→ **TASK DETAILS**
How many lines in the listing below include the word "script"? Answer with the number and nothing else.

→ **RECORD SET**

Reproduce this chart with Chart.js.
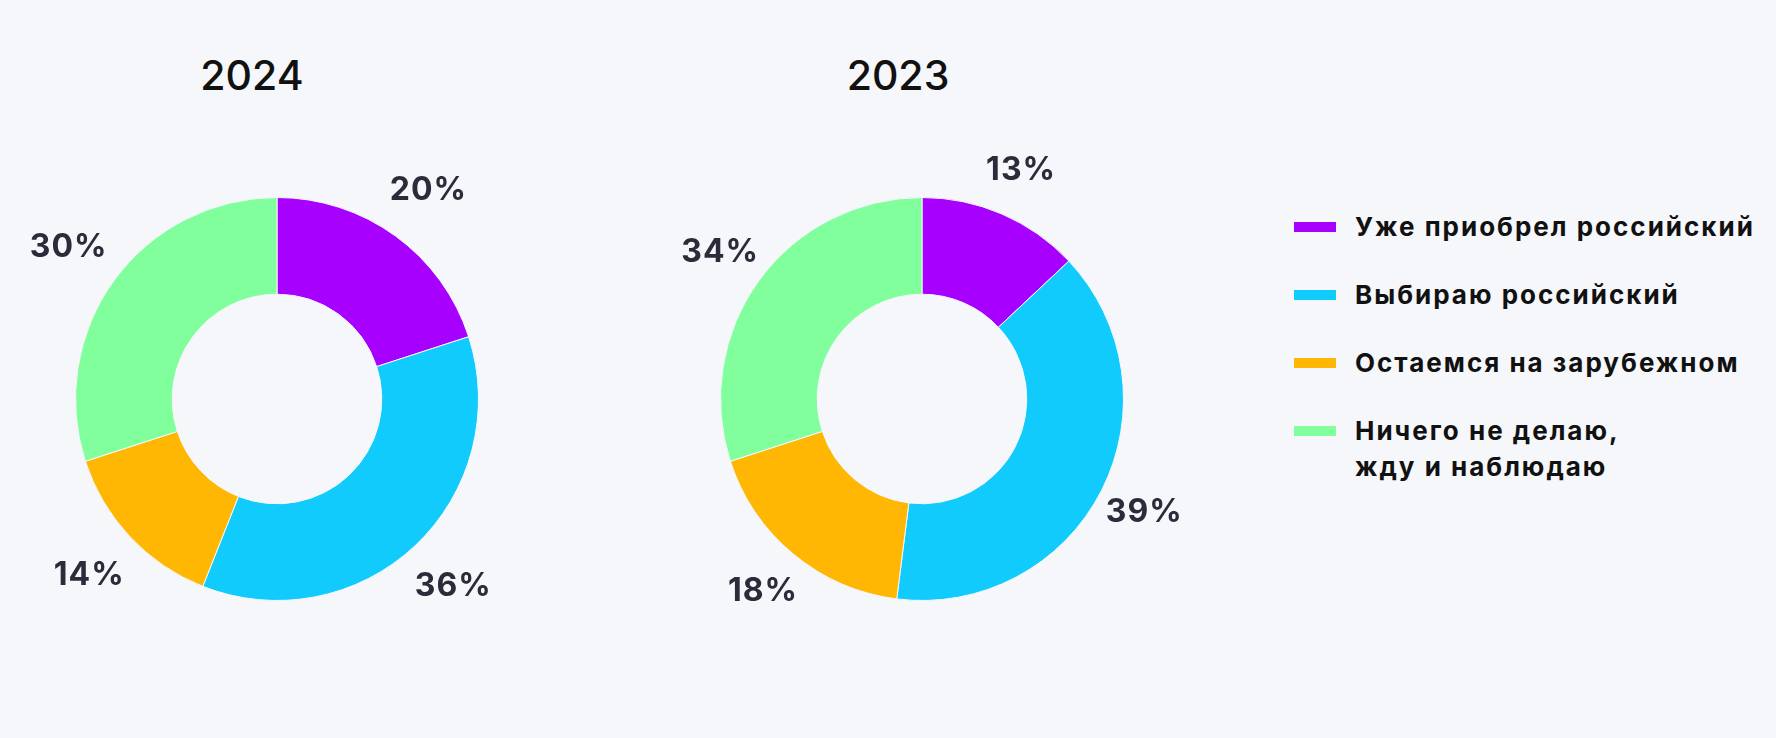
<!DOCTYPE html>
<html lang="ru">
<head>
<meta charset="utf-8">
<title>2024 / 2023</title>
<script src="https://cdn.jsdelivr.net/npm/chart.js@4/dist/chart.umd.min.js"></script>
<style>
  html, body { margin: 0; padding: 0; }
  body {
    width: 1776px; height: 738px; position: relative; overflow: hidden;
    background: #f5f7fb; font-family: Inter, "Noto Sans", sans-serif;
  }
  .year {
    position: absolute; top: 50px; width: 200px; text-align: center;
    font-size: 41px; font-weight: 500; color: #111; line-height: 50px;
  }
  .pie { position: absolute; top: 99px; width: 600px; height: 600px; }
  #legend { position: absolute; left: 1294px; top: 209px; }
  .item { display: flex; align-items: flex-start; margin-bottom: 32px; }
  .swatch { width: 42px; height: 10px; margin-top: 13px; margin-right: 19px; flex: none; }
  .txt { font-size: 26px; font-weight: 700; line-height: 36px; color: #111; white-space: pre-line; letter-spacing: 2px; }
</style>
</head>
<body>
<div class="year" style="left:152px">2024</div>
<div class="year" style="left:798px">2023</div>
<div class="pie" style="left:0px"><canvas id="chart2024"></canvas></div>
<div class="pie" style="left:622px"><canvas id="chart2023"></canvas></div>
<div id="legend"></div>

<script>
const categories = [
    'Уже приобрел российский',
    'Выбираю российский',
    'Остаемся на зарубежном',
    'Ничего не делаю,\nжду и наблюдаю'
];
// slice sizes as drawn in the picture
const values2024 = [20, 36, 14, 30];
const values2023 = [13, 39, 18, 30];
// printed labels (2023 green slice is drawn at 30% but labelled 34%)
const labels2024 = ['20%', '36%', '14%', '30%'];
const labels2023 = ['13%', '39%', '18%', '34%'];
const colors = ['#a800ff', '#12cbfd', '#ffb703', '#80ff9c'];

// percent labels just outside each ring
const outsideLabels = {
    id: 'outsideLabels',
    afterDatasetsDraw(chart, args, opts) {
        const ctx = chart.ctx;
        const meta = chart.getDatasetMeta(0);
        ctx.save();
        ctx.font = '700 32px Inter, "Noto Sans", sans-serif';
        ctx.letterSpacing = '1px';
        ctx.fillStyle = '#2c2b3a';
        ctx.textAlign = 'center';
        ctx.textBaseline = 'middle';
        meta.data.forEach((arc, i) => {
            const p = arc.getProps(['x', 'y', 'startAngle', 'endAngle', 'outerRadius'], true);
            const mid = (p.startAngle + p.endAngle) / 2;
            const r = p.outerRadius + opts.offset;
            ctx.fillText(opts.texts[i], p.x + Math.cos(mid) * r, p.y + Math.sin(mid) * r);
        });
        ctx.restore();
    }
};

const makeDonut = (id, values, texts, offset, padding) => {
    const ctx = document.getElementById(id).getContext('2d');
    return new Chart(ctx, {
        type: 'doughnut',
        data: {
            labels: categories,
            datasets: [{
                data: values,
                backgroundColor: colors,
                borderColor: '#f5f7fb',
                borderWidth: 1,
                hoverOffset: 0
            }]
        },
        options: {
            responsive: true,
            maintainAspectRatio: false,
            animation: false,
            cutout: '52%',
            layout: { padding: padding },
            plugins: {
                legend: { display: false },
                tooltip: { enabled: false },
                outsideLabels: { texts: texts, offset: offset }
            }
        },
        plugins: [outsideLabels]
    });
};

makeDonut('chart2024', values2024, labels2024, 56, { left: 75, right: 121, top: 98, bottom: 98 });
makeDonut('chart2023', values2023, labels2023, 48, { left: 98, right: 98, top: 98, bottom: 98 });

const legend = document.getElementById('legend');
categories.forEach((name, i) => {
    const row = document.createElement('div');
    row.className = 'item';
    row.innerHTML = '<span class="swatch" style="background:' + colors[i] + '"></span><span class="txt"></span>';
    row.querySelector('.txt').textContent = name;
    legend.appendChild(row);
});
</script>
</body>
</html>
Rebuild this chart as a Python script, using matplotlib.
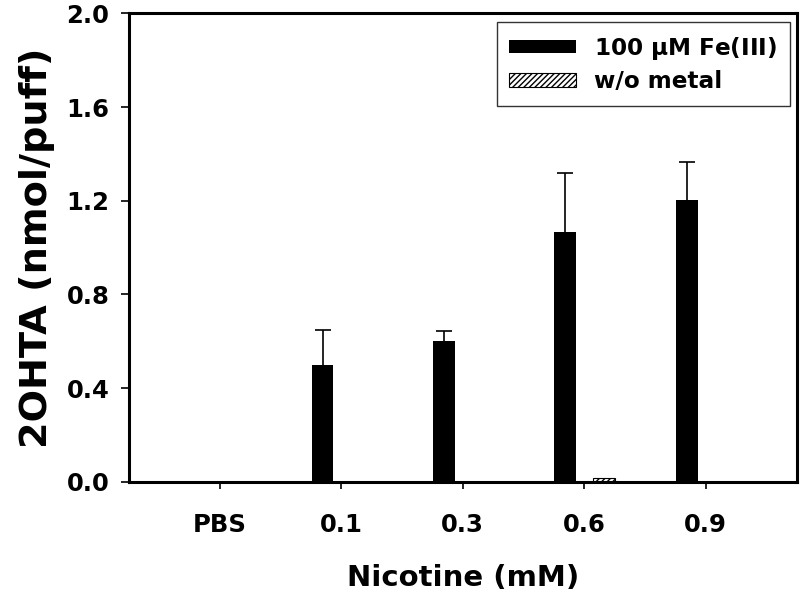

→ **EXERCISE ANSWER**
4